Curlz is Shit.

A documentary about a typeface sounds pretty boring I know; yet for me at least, Helvetica was anything but boring. Maybe it is because I come from a town with a prestigious design school, and some of my good friends are graphic designers, or maybe it is because once I saw this film I began to realise Helvetica was everywhere.

Example. I paused Helvetica to get up and get a cup of coffee. While I waited for the jug to boil low and behold there it was in the flyer for a well-known supermarket. Afterwards, on a drive into town I saw it everywhere, from the signage of major chain stores, to the small name on the side of a plumbers van door, it’s even on road signs. It was like putting on a pair of Hoffman Glasses from John Carpenter’s They Live and suddenly being able to see what had always been all around me.

The documentary is good at balancing views on Helvetica. Some love it while others hate it. Most interestingly however is that the film more widely looks at the graphic design industry and the various changes it has gone through from modernism through to its bastard child post-modernism. There are interviews with radical dudes like Sagmeister and Wim Crouwel, as well as a look at the process of type design by Matthew Carter, which is particularly fascinating. Helvetica also boasts a good soundtrack with tracks by Fourtet, Caribou and Battles and flies by at a suitably brief 80 minutes.

Anyway, there are two other reasons for this post. One is to apologise to type fiends for my unwitting use of the lame Helvetica clone Arial. Upon attempting to remedy this I just discovered WordPress won’t let me so I’ll continue to be an Arial laughing stock (at least I hope this type is actually Arial, if it’s not then nail me to a capital T). Shit. All my design friends must have been secretly scoffing at me for months. Secondly, speaking of design friends, one of the most radical I know is my old school chum Tyrone Ohia. He has a wild bonaza of a blog called Te Blog, where he spends quite a lot of time looking at type and book design. Check it out.

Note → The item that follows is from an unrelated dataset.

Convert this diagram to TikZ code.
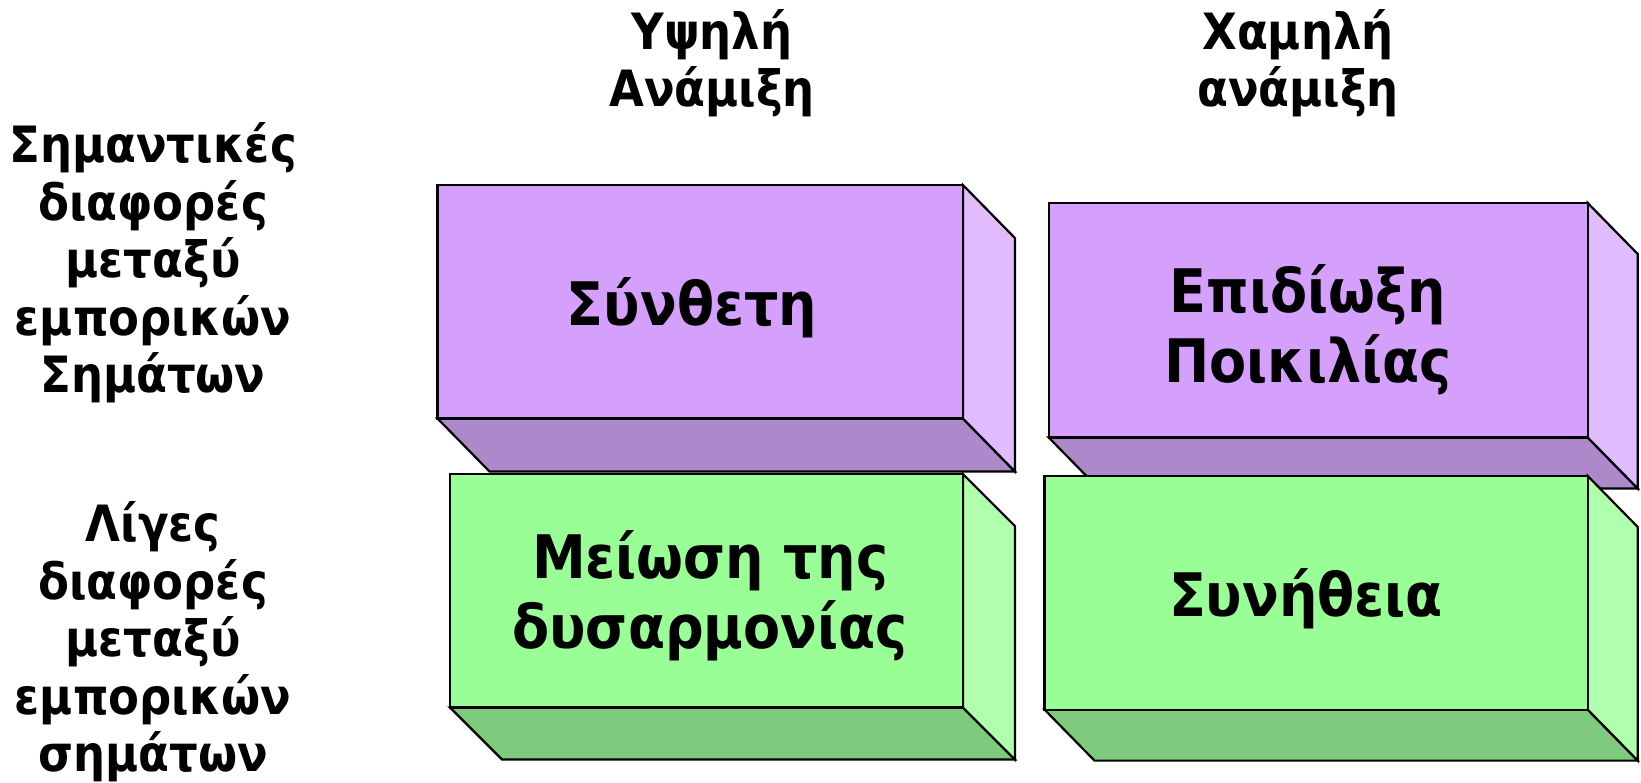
\documentclass[tikz,border=0pt]{standalone}
\usepackage{fontspec}
\newfontfamily\lab{DejaVu Sans Bold}[FakeStretch=0.9]
\definecolor{pfront}{HTML}{D5A0FC}
\definecolor{pside}{HTML}{E0BBFE}
\definecolor{pbottom}{HTML}{AD88CB}
\definecolor{gfront}{HTML}{9AFE96}
\definecolor{gside}{HTML}{B0FFAC}
\definecolor{gbottom}{HTML}{7FCB7D}
\newcommand\cuboid[9]{%
  \filldraw[face,fill=#9] (#1,#4) -- (#1+#5,#4+#6) -- (#3+#5,#4+#6) -- (#3,#4) -- cycle;
  \filldraw[face,fill=#8] (#3,#2) -- (#3+#5,#2+#6) -- (#3+#5,#4+#6) -- (#3,#4) -- cycle;
  \filldraw[face,fill=#7] (#1,#2) rectangle (#3,#4);
}
\begin{document}
\begin{tikzpicture}[x=1pt,y=-1pt,
  face/.style={draw=black,line width=2.2pt,line join=miter},
  hdr/.style={font=\lab\fontsize{50}{57.5}\selectfont,align=center,inner sep=0pt},
  boxtxt/.style={font=\lab\fontsize{60}{70}\selectfont,align=center,inner sep=0pt}]
\useasboundingbox (0,0) rectangle (1641,783);
\cuboid{437.5}{185}{962.9}{418.5}{52}{53}{pfront}{pside}{pbottom}
\cuboid{1048.7}{203}{1587.7}{437.5}{50}{51}{pfront}{pside}{pbottom}
\cuboid{450}{474}{962.9}{707.5}{52}{52}{gfront}{gside}{gbottom}
\cuboid{1044.5}{476}{1587.7}{709.6}{50}{51}{gfront}{gside}{gbottom}
\node[hdr] (h1) at (712,63) {Υψηλή\\Ανάμιξη};
\node[hdr] (h2) at (1298,63) {Χαμηλή\\ανάμιξη};
\node[hdr] (l1) at (153,263) {Σημαντικές\\διαφορές\\μεταξύ\\εμπορικών\\Σημάτων};
\node[hdr] (l2) at (153,642) {Λίγες\\διαφορές\\μεταξύ\\εμπορικών\\σημάτων};
\node[boxtxt] (b1) at (692,308) {Σύνθετη};
\node[boxtxt] (b2) at (1308,330) {Επιδίωξη\\Ποικιλίας};
\node[boxtxt] (b3) at (710,596) {Μείωση της\\δυσαρμονίας};
\node[boxtxt] (b4) at (1306,599) {Συνήθεια};
\end{tikzpicture}
\end{document}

His two-part evaluation of a jovial publication called Camping and Cooking is a joy.

I will confess I like Helvetica (the film) as well as Helvetica (the typeface). As one interviewee explains there seems to be something about it that is pleasing to the eye for some almost intangible reason. Having said that, it’s also the font of choice for those goddamn corporations that we all know do nothing but ruin society. Someone should make a documentary about that. Or maybe just a sequel to Helvetica about how shit Curlz is. I know I’d champion that film.